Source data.
○ ○ ○
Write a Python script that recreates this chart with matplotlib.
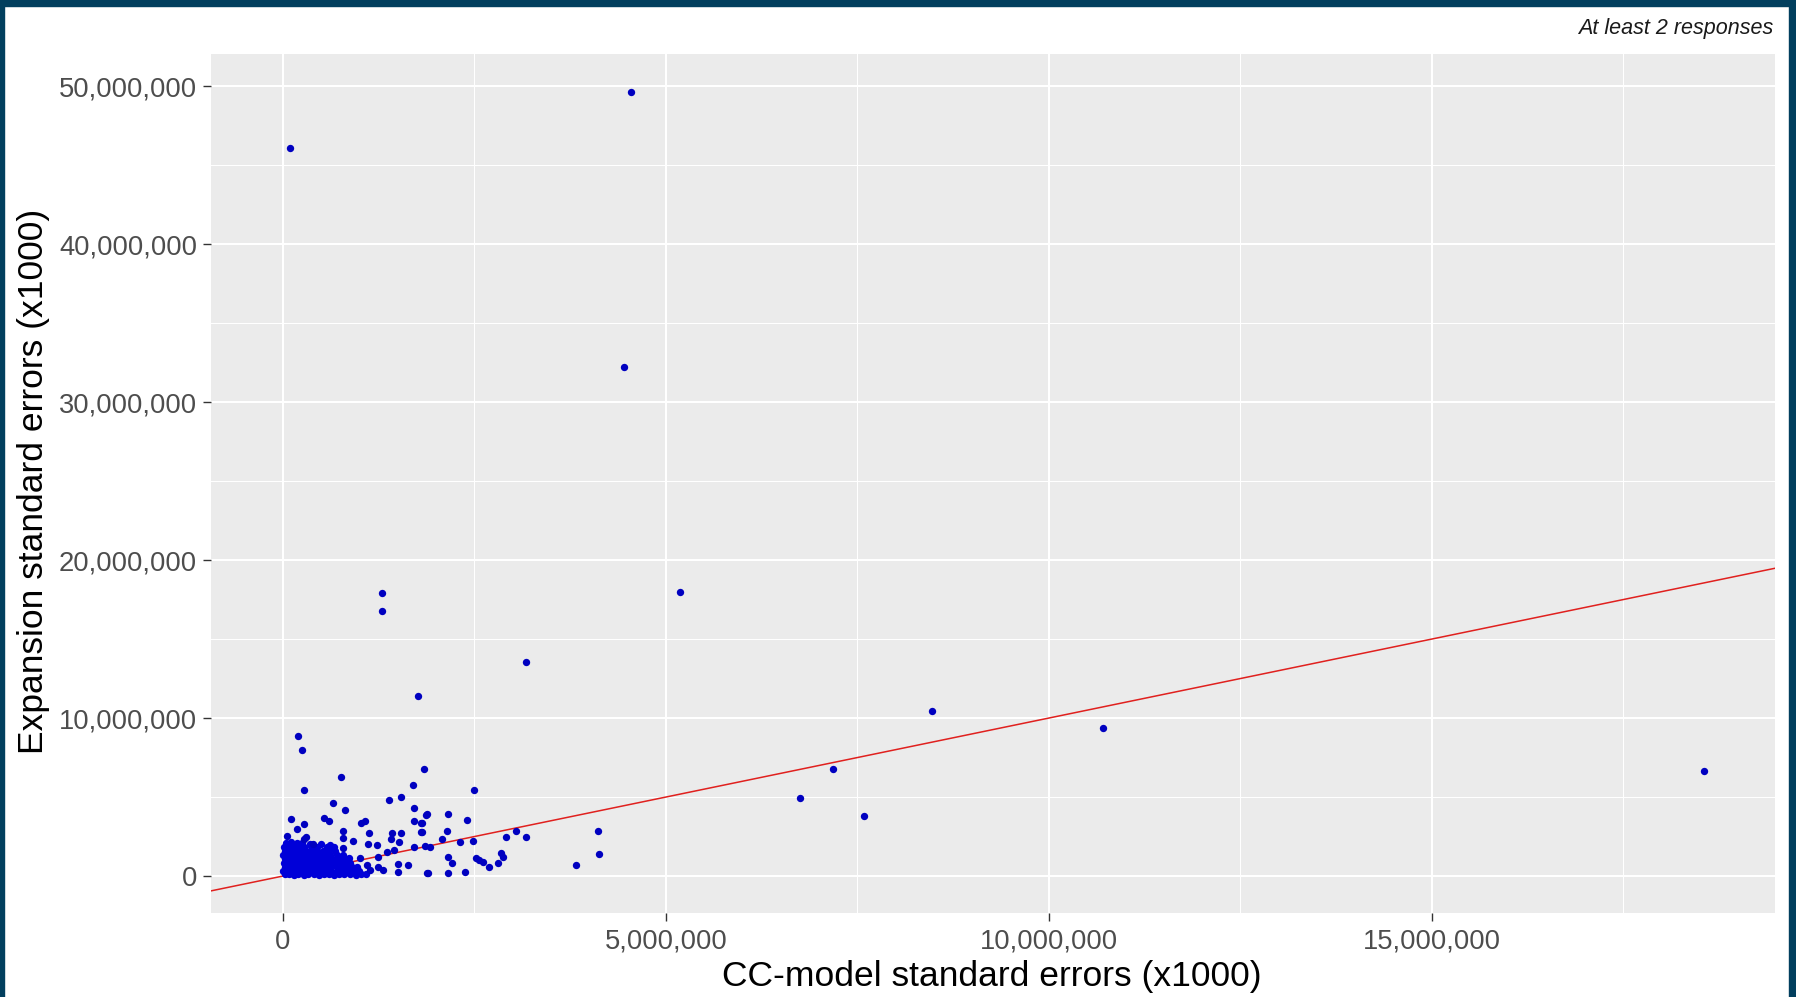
import matplotlib
matplotlib.use("Agg")
import matplotlib.pyplot as plt
from matplotlib.patches import Rectangle
from matplotlib.ticker import FuncFormatter

# ---------------- data (values in millions, x1000 units) ----------------
SCALE = 1e6

# isolated / scattered points
cc_scatter = [0.09, 4.54, 4.45, 5.18, 3.17, 1.29, 1.29, 1.76, 0.19, 0.25,
              0.76, 1.84, 1.70, 2.49, 0.27, 8.47, 10.70, 7.18, 6.75, 7.58,
              18.55, 4.11, 4.13, 3.82, 1.88, 2.15, 1.81, 2.40, 1.81, 2.14,
              2.08, 1.92, 2.31, 2.48, 2.91, 3.04, 3.17, 2.15, 2.21, 2.52,
              2.56, 2.61, 2.69, 2.81, 2.85, 2.87, 1.89, 2.15, 2.38, 1.54,
              1.38, 0.65, 0.81, 1.71, 1.87, 0.10, 0.54, 0.60, 0.27, 1.02,
              1.07, 1.71, 1.80, 0.18, 0.05, 0.78, 1.12, 1.42, 1.54, 1.80,
              0.27, 0.78, 0.91, 1.41, 1.51, 0.39, 1.11, 1.23, 0.78, 1.45,
              1.71, 1.85, 1.10, 1.14, 1.24, 1.31, 1.50, 1.50, 1.63, 1.88,
              1.36, 1.24, 1.00, 0.30]
exp_scatter = [46.1, 49.6, 32.2, 18.0, 13.55, 17.9, 16.8, 11.4, 8.85, 8.0,
               6.27, 6.8, 5.76, 5.44, 5.44, 10.45, 9.37, 6.77, 4.94, 3.8,
               6.65, 2.85, 1.39, 0.70, 3.9, 3.9, 3.35, 3.55, 2.78, 2.85,
               2.34, 1.84, 2.15, 2.22, 2.47, 2.85, 2.47, 1.20, 0.82, 1.14,
               1.01, 0.89, 0.57, 0.82, 1.46, 1.20, 0.19, 0.19, 0.25, 5.0,
               4.8, 4.6, 4.18, 4.3, 3.86, 3.6, 3.67, 3.48, 3.29, 3.35,
               3.48, 3.48, 3.35, 2.97, 2.53, 2.85, 2.72, 2.72, 2.72, 2.78,
               2.34, 2.40, 2.22, 2.34, 2.15, 2.03, 2.03, 1.96, 1.77, 1.65,
               1.84, 1.90, 0.70, 0.38, 0.57, 0.38, 0.76, 0.25, 0.70, 0.19,
               1.52, 1.20, 1.14, 2.45]

# dense cluster near the origin
cc_cluster = [0.02, 0.08, 0.14, 0.20, 0.27, 0.33, 0.40, 0.47, 0.53, 0.60, 0.66, 0.73, 0.80, 0.87, 0.95, 1.02, 1.08,
              0.00, 0.05, 0.11, 0.17, 0.23, 0.30, 0.36, 0.43, 0.50, 0.56, 0.63, 0.70, 0.77, 0.84, 0.92, 0.99,
              0.03, 0.09, 0.15, 0.21, 0.28, 0.34, 0.41, 0.48, 0.55, 0.62, 0.69, 0.76, 0.83, 0.90, 0.97,
              0.01, 0.07, 0.13, 0.20, 0.26, 0.33, 0.39, 0.46, 0.53, 0.60, 0.67, 0.74, 0.81, 0.88,
              0.02, 0.08, 0.14, 0.21, 0.28, 0.35, 0.42, 0.50, 0.57, 0.64, 0.72, 0.79, 0.86,
              0.00, 0.06, 0.12, 0.19, 0.25, 0.33, 0.40, 0.47, 0.55, 0.62, 0.70, 0.78,
              0.03, 0.10, 0.16, 0.23, 0.30, 0.38, 0.45, 0.52, 0.60, 0.68,
              0.01, 0.07, 0.14, 0.20, 0.27, 0.36, 0.44, 0.58, 0.66,
              0.04, 0.11, 0.18, 0.25, 0.35, 0.50, 0.62]
exp_cluster = [0.10, 0.12, 0.08, 0.11, 0.09, 0.13, 0.10, 0.08, 0.12, 0.10, 0.09, 0.11, 0.10, 0.12, 0.09, 0.11, 0.10,
               0.35, 0.33, 0.37, 0.34, 0.36, 0.35, 0.33, 0.37, 0.34, 0.36, 0.35, 0.33, 0.36, 0.34, 0.37, 0.35,
               0.60, 0.62, 0.58, 0.61, 0.59, 0.63, 0.60, 0.58, 0.62, 0.60, 0.61, 0.59, 0.62, 0.60, 0.58,
               0.85, 0.87, 0.83, 0.86, 0.84, 0.88, 0.85, 0.83, 0.87, 0.85, 0.86, 0.84, 0.87, 0.85,
               1.10, 1.12, 1.08, 1.11, 1.09, 1.13, 1.10, 1.08, 1.12, 1.10, 1.11, 1.09, 1.12,
               1.35, 1.37, 1.33, 1.36, 1.34, 1.38, 1.35, 1.33, 1.37, 1.35, 1.36, 1.34,
               1.60, 1.62, 1.58, 1.61, 1.59, 1.63, 1.60, 1.58, 1.62, 1.60,
               1.85, 1.87, 1.83, 1.86, 1.84, 1.88, 1.85, 1.83, 1.86,
               2.10, 2.15, 2.08, 2.12, 2.05, 2.00, 1.95]

x_major = [0, 5, 10, 15]
x_minor = [2.5, 7.5, 12.5, 17.5]
y_major = [0, 10, 20, 30, 40, 50]
y_minor = [5, 15, 25, 35, 45]
x_limits = [-0.94, 19.48]
y_limits = [-2.34, 52.03]

x_title = "CC-model standard errors (x1000)"
y_title = "Expansion standard errors (x1000)"
note = "At least 2 responses"

# ---------------- figure ----------------
W, H = 1796, 997
fig = plt.figure(figsize=(W / 100, H / 100), dpi=100, facecolor="white")
font = ["Liberation Sans", "DejaVu Sans"]

ax = fig.add_axes([211 / W, 1 - 913 / H, (1775 - 211) / W, (913 - 54) / H])
ax.set_facecolor("#EBEBEB")
for s in ax.spines.values():
    s.set_visible(False)

ax.set_xlim(x_limits[0] * SCALE, x_limits[1] * SCALE)
ax.set_ylim(y_limits[0] * SCALE, y_limits[1] * SCALE)

ax.set_xticks([v * SCALE for v in x_major])
ax.set_xticks([v * SCALE for v in x_minor], minor=True)
ax.set_yticks([v * SCALE for v in y_major])
ax.set_yticks([v * SCALE for v in y_minor], minor=True)

fmt = FuncFormatter(lambda v, p: f"{int(round(v)):,}")
ax.xaxis.set_major_formatter(fmt)
ax.yaxis.set_major_formatter(fmt)

ax.grid(which="major", color="white", linewidth=1.5)
ax.grid(which="minor", color="white", linewidth=0.75)
ax.set_axisbelow(True)

ax.tick_params(axis="both", which="major", length=5.5, width=1.0, color="#333333",
               labelcolor="#4D4D4D", labelsize=19.7)
ax.tick_params(axis="x", which="major", pad=6)
ax.tick_params(axis="y", which="major", pad=4.5)
ax.tick_params(which="minor", length=0)
for lab in ax.get_xticklabels() + ax.get_yticklabels():
    lab.set_fontfamily(font)

# reference line y = x
ax.axline((0, 0), slope=1, color="#E0201E", linewidth=1.1, zorder=2)

# points
ax.scatter([v * SCALE for v in cc_cluster], [v * SCALE for v in exp_cluster],
           s=28, color="#0000D8", linewidths=0, zorder=3)
ax.scatter([v * SCALE for v in cc_scatter], [v * SCALE for v in exp_scatter],
           s=28, color="#0000C0", linewidths=0, zorder=3)

ax.set_xlabel(x_title, fontsize=25.5, family=font, color="black", va="center")
ax.set_ylabel(y_title, fontsize=25.5, family=font, color="black", va="center")
ax.xaxis.set_label_coords((992 - 211) / (1775 - 211), (913 - 976) / (913 - 54))
ax.yaxis.set_label_coords((34 - 211) / (1775 - 211), (913 - 481) / (913 - 54))

fig.text(1773 / W, 1 - 34 / H, note, ha="right", va="baseline", fontsize=15.5,
         style="italic", family=font, color="#1A1A1A")

# dark frame around the picture
frame = "#023F5E"
fig.patches.append(Rectangle((0, 0), 4 / W, 1, transform=fig.transFigure, color=frame, zorder=10))
fig.patches.append(Rectangle((0, 1 - 6 / H), 1, 6 / H, transform=fig.transFigure, color=frame, zorder=10))
fig.patches.append(Rectangle((1 - 7 / W, 0), 7 / W, 1, transform=fig.transFigure, color=frame, zorder=10))

fig.savefig("out.png", dpi=100, facecolor="white")
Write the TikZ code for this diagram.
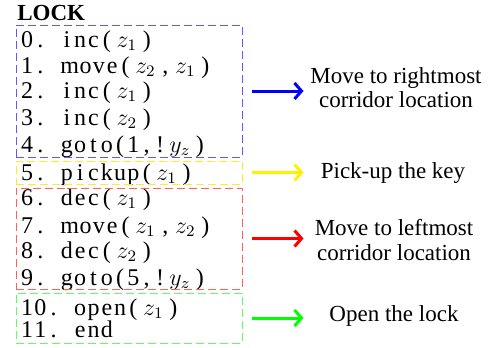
\documentclass[tikz,border=0pt]{standalone}
\usepackage{fontspec}
\setmainfont{Liberation Serif}
\usetikzlibrary{calc,arrows.meta}

\definecolor{boxblue}{RGB}{90,90,255}
\definecolor{boxyellow}{RGB}{255,235,40}
\definecolor{boxred}{RGB}{255,95,95}
\definecolor{boxgreen}{RGB}{95,255,95}

% fixed-column code line
\newlength\colw \setlength\colw{6.65pt}
\def\cl#1{\ifx\relax#1\else\sbox0{#1}\ifdim\wd0>\colw\box0\else\makebox[\colw]{#1}\fi\expandafter\cl\fi}
\newcommand\mth[1]{\makebox[2\colw]{$#1$}}

\tikzset{
  >={Straight Barb[length=3.5pt,width=8pt]},
  code/.style={anchor=base west,inner sep=0pt,font=\fontsize{12}{14}\selectfont},
  bx/.style={draw=#1,line width=0.5pt,dash pattern=on 4pt off 2pt,minimum width=113pt,inner sep=0pt},
  note/.style={align=center,inner sep=0pt,font=\fontsize{11.5}{12.25}\selectfont},
  arr/.style={->,line width=1.5pt,draw=#1}
}

\begin{document}
\begin{tikzpicture}[x=0.5pt,y=-0.5pt]
  \useasboundingbox (0,0) rectangle (498,348);
  \node[anchor=base west,inner sep=0pt,font=\fontsize{11.5}{13}\selectfont\bfseries] (title) at (17,20) {LOCK};

  % code lines
  \node[code] (l0) at (20,47) {\cl 0.~inc({\mth{z_1}})\relax};
  \node[code] (l1) at (20,73) {\cl 1.~move({\mth{z_2}},{\mth{z_1}})\relax};
  \node[code] (l2) at (20,98) {\cl 2.~inc({\mth{z_1}})\relax};
  \node[code] (l3) at (20,125) {\cl 3.~inc({\mth{z_2}})\relax};
  \node[code] (l4) at (20,152) {\cl 4.~goto(1,!{\mth{y_z}})\relax};
  \node[code] (l5) at (20,180) {\cl 5.~pickup({\mth{z_1}})\relax};
  \node[code] (l6) at (20,205) {\cl 6.~dec({\mth{z_1}})\relax};
  \node[code] (l7) at (20,233) {\cl 7.~move({\mth{z_1}},{\mth{z_2}})\relax};
  \node[code] (l8) at (20,258) {\cl 8.~dec({\mth{z_2}})\relax};
  \node[code] (l9) at (20,285) {\cl 9.~goto(5,!{\mth{y_z}})\relax};
  \node[code] (l10) at (20,315) {\cl 10.~open({\mth{z_1}})\relax};
  \node[code] (l11) at (20,337) {\cl 11.~end\relax};

  % blocks
  \node[bx=boxblue,minimum height=66pt] (bbox) at (129,91) {};
  \node[bx=boxyellow,minimum height=11.5pt] (ybox) at (129,172.5) {};
  \node[bx=boxred,minimum height=50.5pt] (rbox) at (129,238.5) {};
  \node[bx=boxgreen,minimum height=25pt] (gbox) at (129,318) {};

  % notes
  \node[note] (bnote) at (396,87.5) {Move to rightmost\\corridor location};
  \node[note] (ynote) at (393,173) {Pick-up the key};
  \node[note] (rnote) at (394,240) {Move to leftmost\\corridor location};
  \node[note] (gnote) at (394,315.5) {Open the lock};

  \draw[arr=blue] ([xshift=4.5pt]bbox.east) -- ([xshift=30.5pt]bbox.east);
  \draw[arr=yellow] ([xshift=4.5pt]ybox.east) -- ([xshift=30.5pt]ybox.east);
  \draw[arr=red] ([xshift=4.5pt]rbox.east) -- ([xshift=30.5pt]rbox.east);
  \draw[arr=green] ([xshift=4.5pt]gbox.east) -- ([xshift=30.5pt]gbox.east);
\end{tikzpicture}
\end{document}
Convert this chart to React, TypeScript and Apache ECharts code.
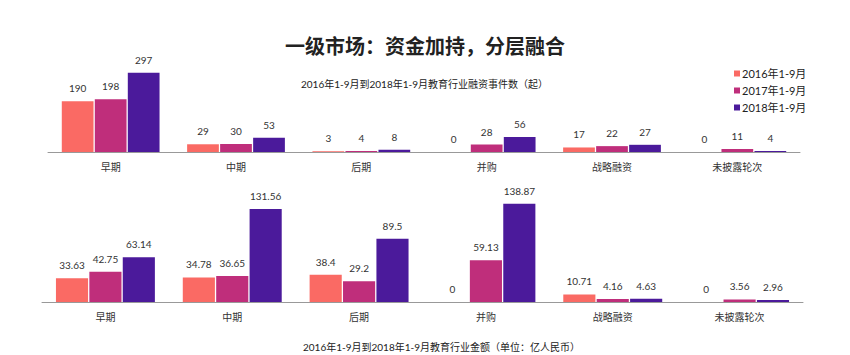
import React, { useEffect, useRef } from "react";
import * as echarts from "echarts";

const categories = ["早期", "中期", "后期", "并购", "战略融资", "未披露轮次"];
const seriesNames = ["2016年1-9月", "2017年1-9月", "2018年1-9月"];
const countData2016 = [190, 29, 3, 0, 17, 0];
const countData2017 = [198, 30, 4, 28, 22, 11];
const countData2018 = [297, 53, 8, 56, 27, 4];
const amountData2016 = [33.63, 34.78, 38.4, 0, 10.71, 0];
const amountData2017 = [42.75, 36.65, 29.2, 59.13, 4.16, 3.56];
const amountData2018 = [63.14, 131.56, 89.5, 138.87, 4.63, 2.96];
const colors = ["#FA6A64", "#BF2E7B", "#4B1A9B"];

const FONT = "Lato, 'Noto Sans CJK SC', sans-serif";

export default function App() {
  const ref = useRef<HTMLDivElement>(null);
  useEffect(() => {
    if (!ref.current) return;
    const chart = echarts.init(ref.current, undefined, { renderer: "svg" });
    const label = {
      show: true,
      position: "top" as const,
      distance: 8,
      color: "#333",
      fontSize: 10,
      fontFamily: FONT,
    };
    const mk = (name: string, data: number[], idx: number, ci: number) => ({
      name,
      type: "bar",
      xAxisIndex: idx,
      yAxisIndex: idx,
      data,
      barCategoryGap: "22%",
      barGap: "4%",
      itemStyle: { color: colors[ci] },
      label,
    });
    const xAxisBase = {
      type: "category",
      data: categories,
      axisTick: { show: false },
      axisLine: { lineStyle: { color: "#999", width: 1 } },
      axisLabel: { color: "#333", fontSize: 10, fontFamily: FONT, margin: 10 },
    };
    chart.setOption({
      animation: false,
      backgroundColor: "#fff",
      title: [
        {
          text: "一级市场：资金加持，分层融合",
          left: "center",
          top: 31,
          textStyle: { fontSize: 20, fontWeight: "bold", color: "#222", fontFamily: FONT },
        },
        {
          text: "2016年1-9月到2018年1-9月教育行业融资事件数（起）",
          left: 296,
          top: 74,
          textStyle: { fontSize: 10, fontWeight: "normal", color: "#222", fontFamily: FONT },
        },
        {
          text: "2016年1-9月到2018年1-9月教育行业金额（单位：亿人民币）",
          left: 298,
          top: 337,
          textStyle: { fontSize: 10, fontWeight: "normal", color: "#222", fontFamily: FONT },
        },
      ],
      legend: {
        data: seriesNames,
        orient: "vertical",
        left: 729,
        top: 63,
        itemWidth: 6,
        itemHeight: 6,
        itemGap: 6,
        icon: "rect",
        textStyle: { fontSize: 11, color: "#222", fontFamily: FONT, padding: [0, 0, 0, -3] },
      },
      grid: [
        { left: 48, right: 50, top: 72, height: 80 },
        { left: 42, right: 47, top: 203, height: 99 },
      ],
      xAxis: [
        { ...xAxisBase, gridIndex: 0 },
        { ...xAxisBase, gridIndex: 1 },
      ],
      yAxis: [
        { type: "value", gridIndex: 0, min: 0, max: 300, show: false },
        { type: "value", gridIndex: 1, min: 0, max: 140, show: false },
      ],
      series: [
        mk(seriesNames[0], countData2016, 0, 0),
        mk(seriesNames[1], countData2017, 0, 1),
        mk(seriesNames[2], countData2018, 0, 2),
        mk(seriesNames[0], amountData2016, 1, 0),
        mk(seriesNames[1], amountData2017, 1, 1),
        mk(seriesNames[2], amountData2018, 1, 2),
      ],
    });
    return () => chart.dispose();
  }, []);
  return (
    <div
      ref={ref}
      style={{ position: "fixed", left: 0, top: 0, width: 850, height: 355 }}
    />
  );
}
○ ○ ○
Brief. Exactly as written, repeat the lines from the beginning of the entries up to and including the line with "SCALE = 1e6", but not the pictures.

Response.
Write a Python script that recreates this chart with matplotlib.
import matplotlib
matplotlib.use("Agg")
import matplotlib.pyplot as plt
from matplotlib.patches import Rectangle
from matplotlib.ticker import FuncFormatter

# ---------------- data (values in millions, x1000 units) ----------------
SCALE = 1e6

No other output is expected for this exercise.